Find the word "that" in the data. Return every line where it appears.
* start ENTRIES SHOWN *
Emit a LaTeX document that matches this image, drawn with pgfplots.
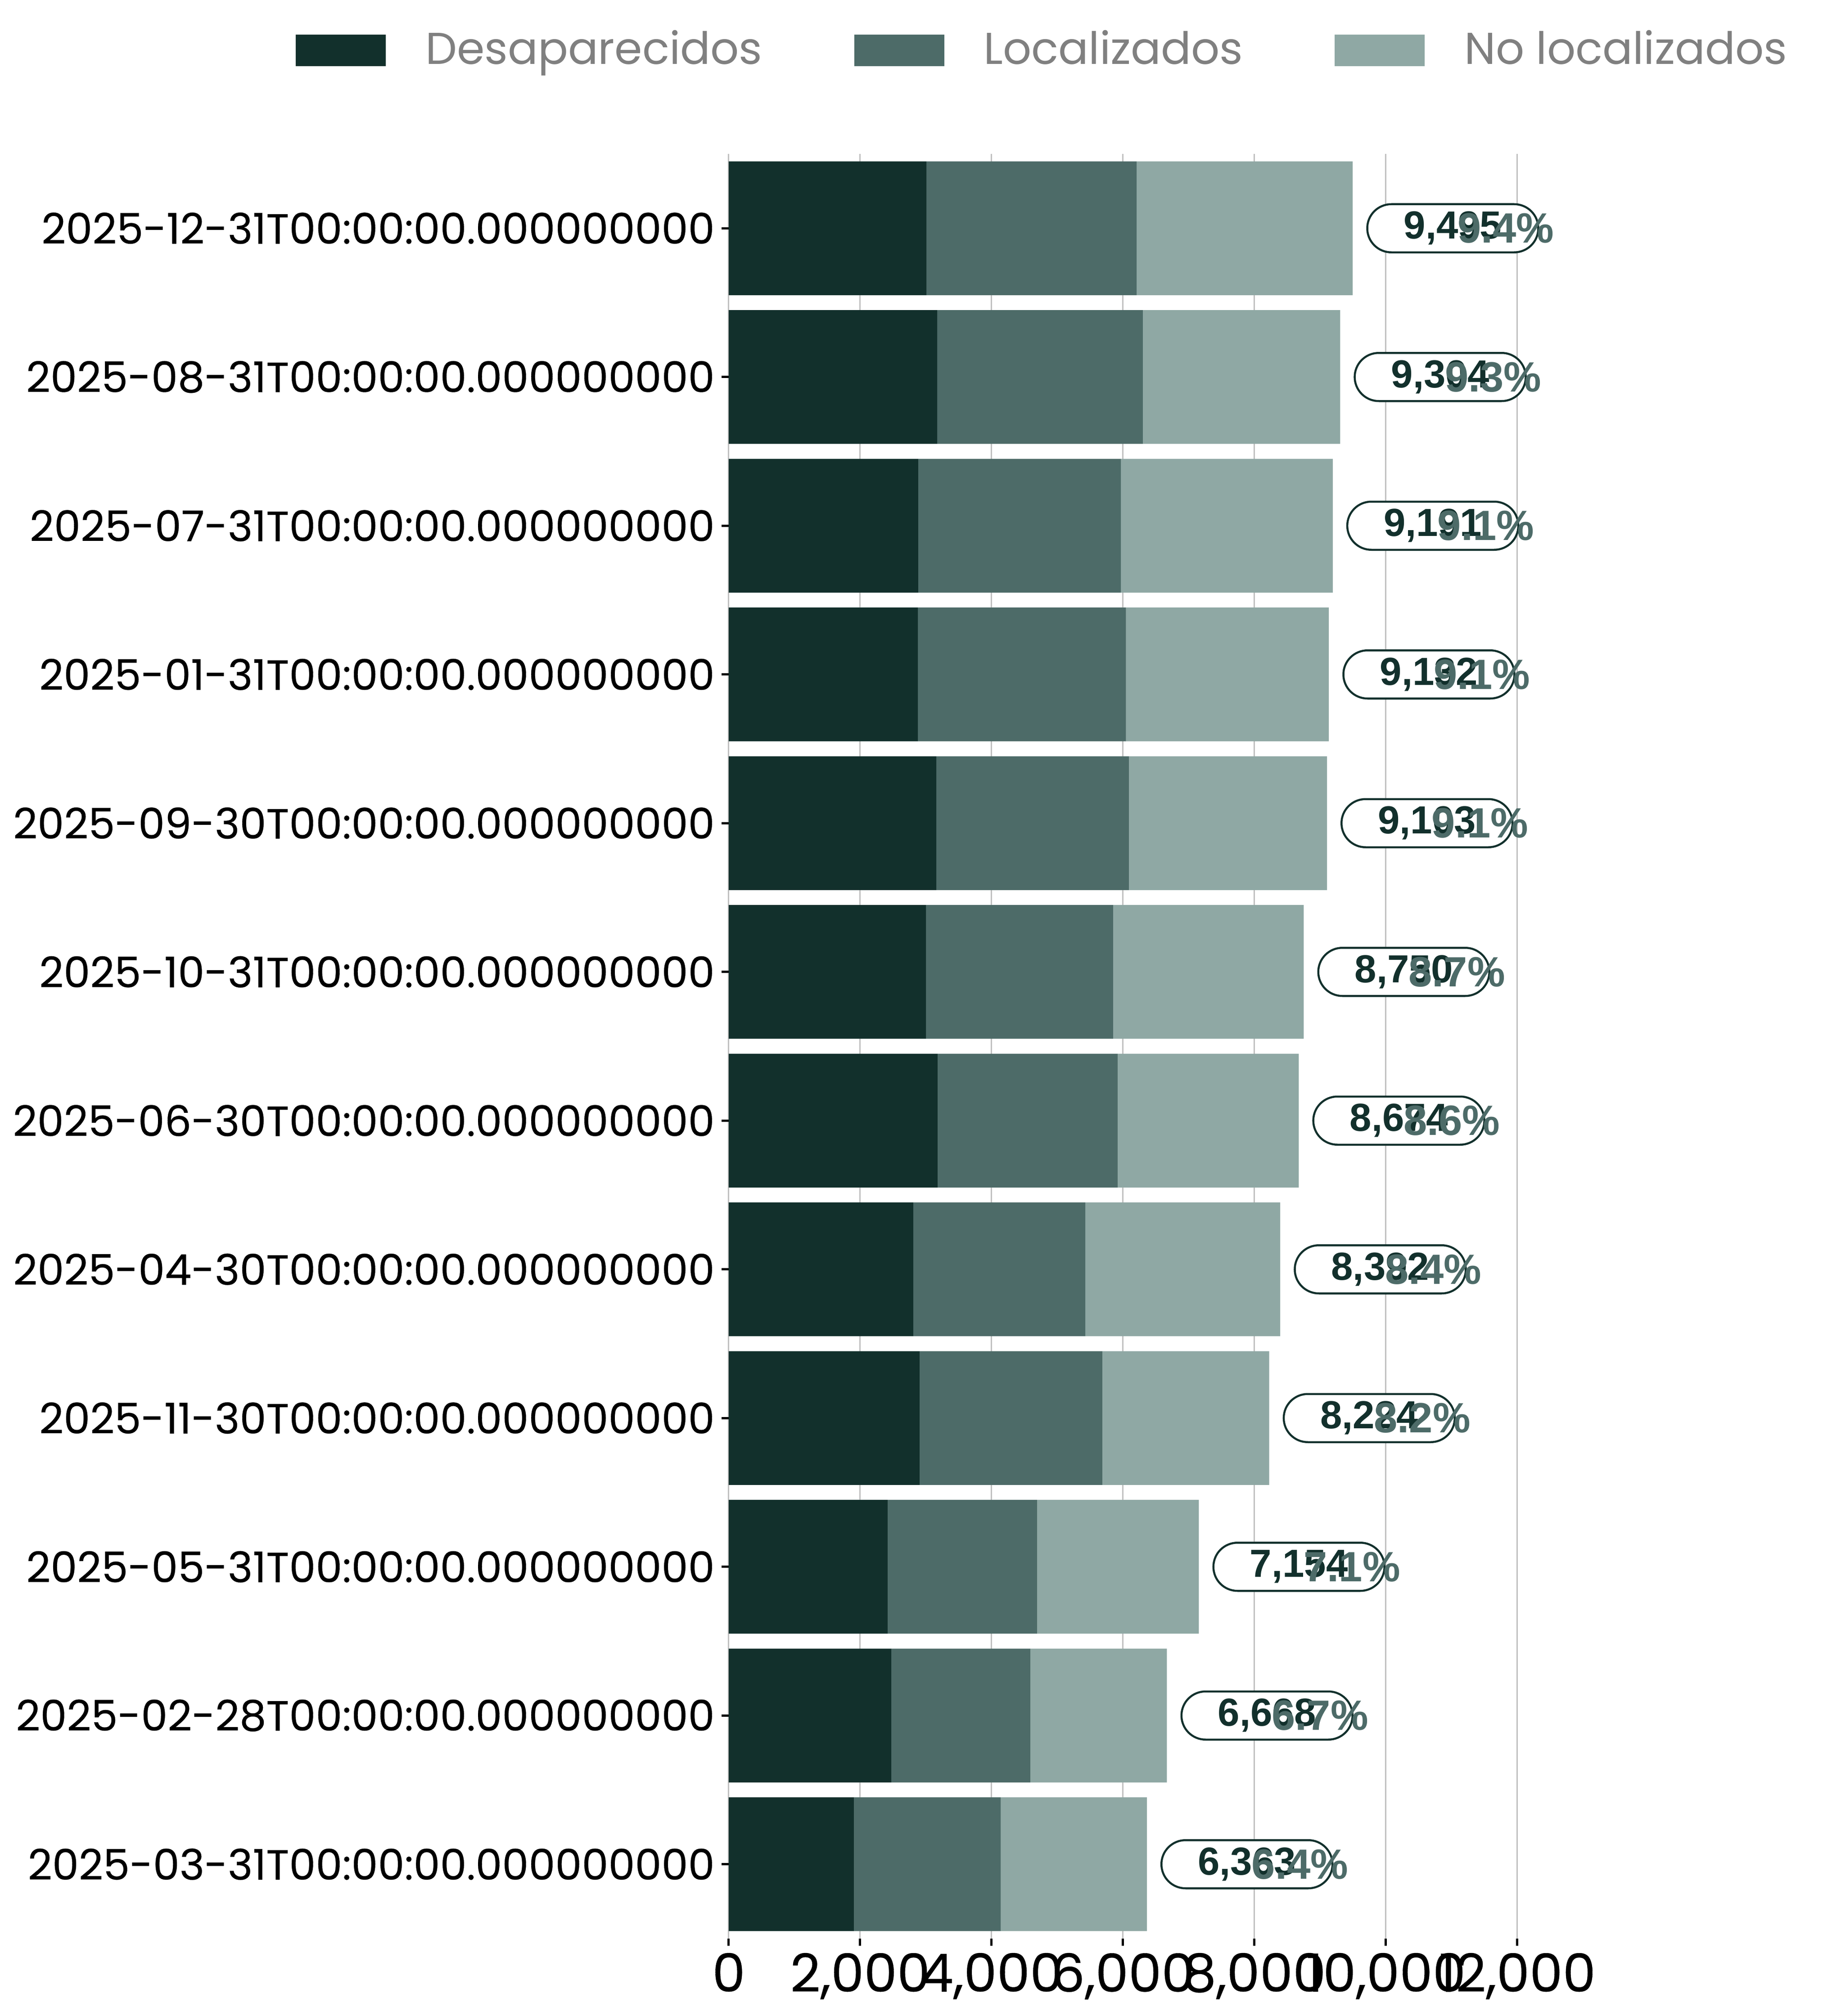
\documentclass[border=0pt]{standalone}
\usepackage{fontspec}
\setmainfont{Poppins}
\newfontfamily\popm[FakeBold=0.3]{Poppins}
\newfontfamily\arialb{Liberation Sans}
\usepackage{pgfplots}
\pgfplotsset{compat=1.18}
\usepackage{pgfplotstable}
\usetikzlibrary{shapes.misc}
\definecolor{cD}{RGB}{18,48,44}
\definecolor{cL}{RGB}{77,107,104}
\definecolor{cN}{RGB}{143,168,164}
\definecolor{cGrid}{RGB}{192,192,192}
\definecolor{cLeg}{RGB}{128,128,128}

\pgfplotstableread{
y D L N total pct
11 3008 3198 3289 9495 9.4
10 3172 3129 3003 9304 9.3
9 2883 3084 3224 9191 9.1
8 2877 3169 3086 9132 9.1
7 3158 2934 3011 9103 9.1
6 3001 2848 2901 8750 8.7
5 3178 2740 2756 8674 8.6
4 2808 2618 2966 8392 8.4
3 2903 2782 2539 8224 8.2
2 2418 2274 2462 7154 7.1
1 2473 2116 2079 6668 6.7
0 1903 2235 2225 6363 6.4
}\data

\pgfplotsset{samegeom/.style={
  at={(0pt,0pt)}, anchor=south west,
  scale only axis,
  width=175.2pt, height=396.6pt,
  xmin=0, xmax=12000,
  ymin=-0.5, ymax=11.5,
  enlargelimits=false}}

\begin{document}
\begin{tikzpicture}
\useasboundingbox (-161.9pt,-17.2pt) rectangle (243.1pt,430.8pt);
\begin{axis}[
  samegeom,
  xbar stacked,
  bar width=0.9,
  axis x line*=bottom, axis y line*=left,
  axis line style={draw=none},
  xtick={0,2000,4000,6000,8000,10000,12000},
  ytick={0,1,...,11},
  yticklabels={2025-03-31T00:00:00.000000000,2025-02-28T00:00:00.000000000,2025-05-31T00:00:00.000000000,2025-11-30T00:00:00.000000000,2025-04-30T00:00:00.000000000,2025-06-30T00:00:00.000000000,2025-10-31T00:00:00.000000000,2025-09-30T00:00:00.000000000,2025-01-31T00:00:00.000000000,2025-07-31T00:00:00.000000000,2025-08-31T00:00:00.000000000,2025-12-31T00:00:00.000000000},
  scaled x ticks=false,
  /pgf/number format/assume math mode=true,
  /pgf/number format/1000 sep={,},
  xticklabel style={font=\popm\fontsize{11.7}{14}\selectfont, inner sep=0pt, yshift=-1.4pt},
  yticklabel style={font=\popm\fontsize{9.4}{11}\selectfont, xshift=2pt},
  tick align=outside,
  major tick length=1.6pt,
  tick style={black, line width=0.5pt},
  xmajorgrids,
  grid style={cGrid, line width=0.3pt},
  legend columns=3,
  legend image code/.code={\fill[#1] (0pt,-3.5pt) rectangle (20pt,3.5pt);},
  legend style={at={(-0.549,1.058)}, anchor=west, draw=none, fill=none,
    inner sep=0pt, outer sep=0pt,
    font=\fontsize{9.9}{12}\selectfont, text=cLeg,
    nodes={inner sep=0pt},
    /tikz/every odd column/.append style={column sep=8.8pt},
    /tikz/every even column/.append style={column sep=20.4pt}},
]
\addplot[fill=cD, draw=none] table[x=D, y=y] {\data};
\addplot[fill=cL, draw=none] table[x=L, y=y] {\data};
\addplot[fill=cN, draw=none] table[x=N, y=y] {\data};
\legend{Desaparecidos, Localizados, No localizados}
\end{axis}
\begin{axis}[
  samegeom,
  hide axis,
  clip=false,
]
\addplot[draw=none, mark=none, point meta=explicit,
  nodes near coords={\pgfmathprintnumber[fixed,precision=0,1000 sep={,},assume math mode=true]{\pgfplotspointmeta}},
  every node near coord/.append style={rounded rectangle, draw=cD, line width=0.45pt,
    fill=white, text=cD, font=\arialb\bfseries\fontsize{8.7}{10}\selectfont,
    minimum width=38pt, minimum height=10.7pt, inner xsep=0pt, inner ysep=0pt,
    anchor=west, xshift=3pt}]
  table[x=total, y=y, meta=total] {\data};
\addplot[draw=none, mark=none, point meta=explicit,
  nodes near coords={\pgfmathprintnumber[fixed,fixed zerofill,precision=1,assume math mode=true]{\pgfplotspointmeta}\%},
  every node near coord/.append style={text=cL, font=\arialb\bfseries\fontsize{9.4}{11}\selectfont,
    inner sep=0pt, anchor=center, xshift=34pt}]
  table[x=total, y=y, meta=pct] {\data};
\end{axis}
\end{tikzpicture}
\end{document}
* end ENTRIES SHOWN *
* start ENTRIES SHOWN *
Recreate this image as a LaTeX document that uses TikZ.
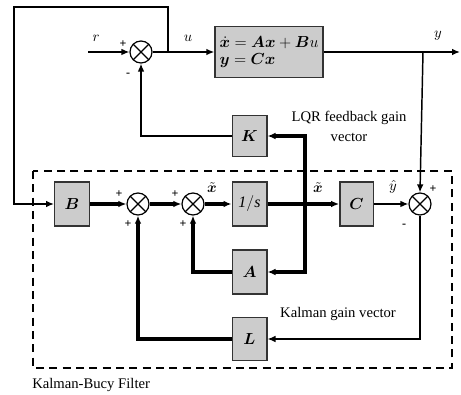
* end ENTRIES SHOWN *
* start ENTRIES SHOWN *
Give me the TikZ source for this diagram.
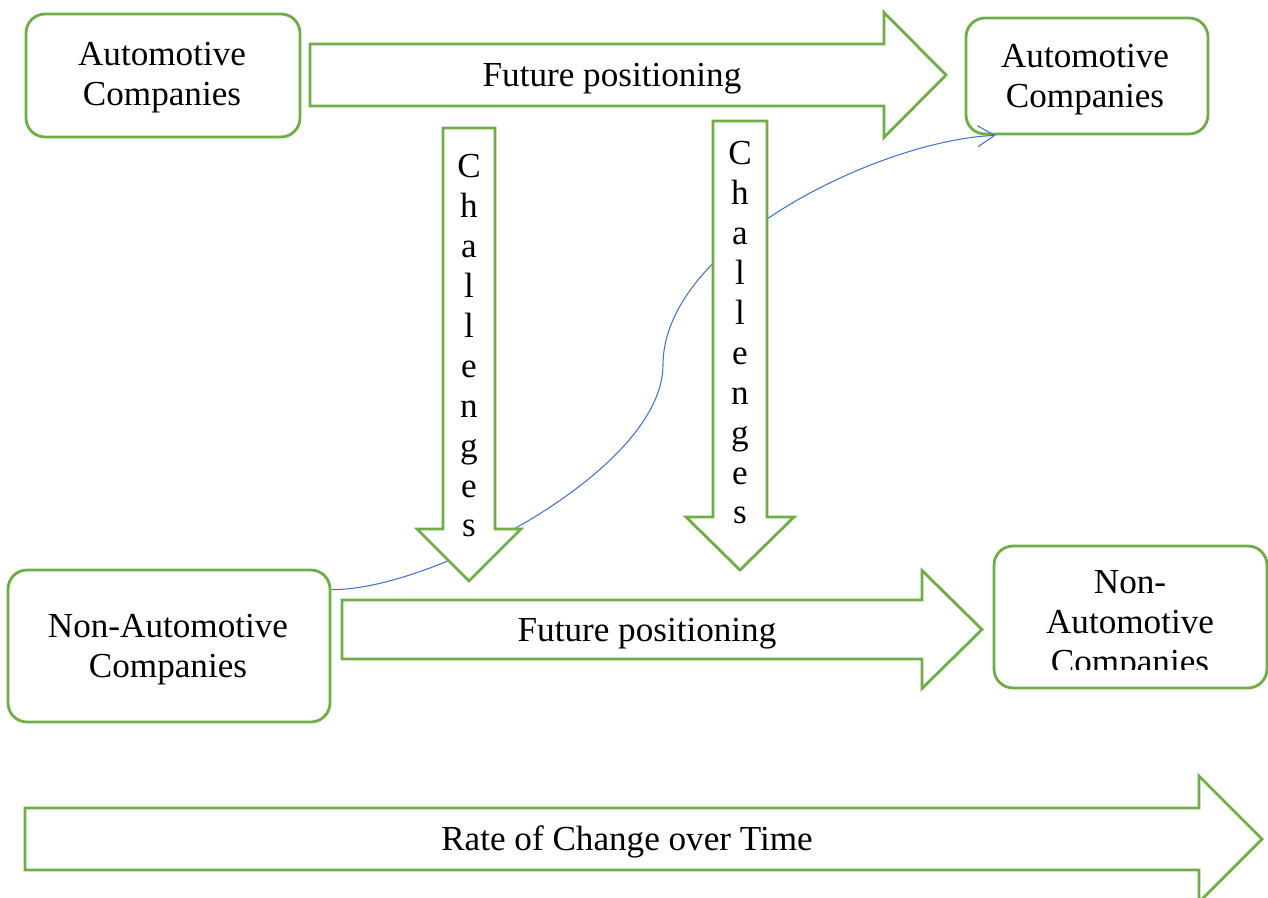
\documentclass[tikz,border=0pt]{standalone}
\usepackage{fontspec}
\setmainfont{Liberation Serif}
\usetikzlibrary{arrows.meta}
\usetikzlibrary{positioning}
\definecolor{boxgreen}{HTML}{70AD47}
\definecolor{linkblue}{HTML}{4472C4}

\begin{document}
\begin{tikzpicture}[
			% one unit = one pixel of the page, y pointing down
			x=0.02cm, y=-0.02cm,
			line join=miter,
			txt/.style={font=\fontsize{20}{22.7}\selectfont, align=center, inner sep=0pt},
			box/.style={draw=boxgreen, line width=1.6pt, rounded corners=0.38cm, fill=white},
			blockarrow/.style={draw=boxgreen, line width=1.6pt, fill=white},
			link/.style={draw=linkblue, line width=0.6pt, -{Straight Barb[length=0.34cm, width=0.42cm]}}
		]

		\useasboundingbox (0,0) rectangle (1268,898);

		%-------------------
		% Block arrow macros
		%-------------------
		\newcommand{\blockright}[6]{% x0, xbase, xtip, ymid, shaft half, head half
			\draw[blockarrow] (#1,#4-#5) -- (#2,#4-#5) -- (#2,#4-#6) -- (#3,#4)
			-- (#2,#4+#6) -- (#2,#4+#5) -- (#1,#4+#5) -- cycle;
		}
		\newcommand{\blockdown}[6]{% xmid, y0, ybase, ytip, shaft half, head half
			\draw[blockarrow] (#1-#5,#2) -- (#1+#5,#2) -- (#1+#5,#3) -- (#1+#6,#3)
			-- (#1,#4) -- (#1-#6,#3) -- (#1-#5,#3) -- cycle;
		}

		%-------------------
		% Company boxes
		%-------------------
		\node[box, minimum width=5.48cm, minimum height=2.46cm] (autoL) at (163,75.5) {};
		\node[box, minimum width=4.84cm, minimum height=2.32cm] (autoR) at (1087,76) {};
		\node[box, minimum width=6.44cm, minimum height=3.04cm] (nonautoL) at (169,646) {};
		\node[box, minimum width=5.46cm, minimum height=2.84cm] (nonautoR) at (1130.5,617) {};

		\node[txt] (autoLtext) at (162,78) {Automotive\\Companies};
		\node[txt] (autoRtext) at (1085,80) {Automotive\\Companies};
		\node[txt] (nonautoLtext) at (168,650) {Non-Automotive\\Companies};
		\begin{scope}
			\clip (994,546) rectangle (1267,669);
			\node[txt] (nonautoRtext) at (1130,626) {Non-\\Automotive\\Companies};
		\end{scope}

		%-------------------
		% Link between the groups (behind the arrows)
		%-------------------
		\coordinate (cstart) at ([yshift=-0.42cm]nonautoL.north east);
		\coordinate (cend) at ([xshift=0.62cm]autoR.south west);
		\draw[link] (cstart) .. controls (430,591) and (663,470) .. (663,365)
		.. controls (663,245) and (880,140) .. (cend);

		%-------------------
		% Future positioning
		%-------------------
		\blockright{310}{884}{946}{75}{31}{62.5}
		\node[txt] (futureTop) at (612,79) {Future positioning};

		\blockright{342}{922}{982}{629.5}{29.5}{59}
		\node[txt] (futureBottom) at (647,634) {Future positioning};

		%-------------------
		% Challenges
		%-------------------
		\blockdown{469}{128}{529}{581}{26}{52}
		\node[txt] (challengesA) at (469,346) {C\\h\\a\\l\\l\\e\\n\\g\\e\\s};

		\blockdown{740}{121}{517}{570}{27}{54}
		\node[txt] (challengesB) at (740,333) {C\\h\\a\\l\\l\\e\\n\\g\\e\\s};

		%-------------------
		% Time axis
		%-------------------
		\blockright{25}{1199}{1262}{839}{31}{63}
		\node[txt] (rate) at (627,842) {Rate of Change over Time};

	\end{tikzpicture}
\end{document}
* end ENTRIES SHOWN *
▶ SOLUTION FOR THIS EXERCISE
Emit a LaTeX document that matches this image, drawn with pgfplots.
Recreate this image as a LaTeX document that uses TikZ.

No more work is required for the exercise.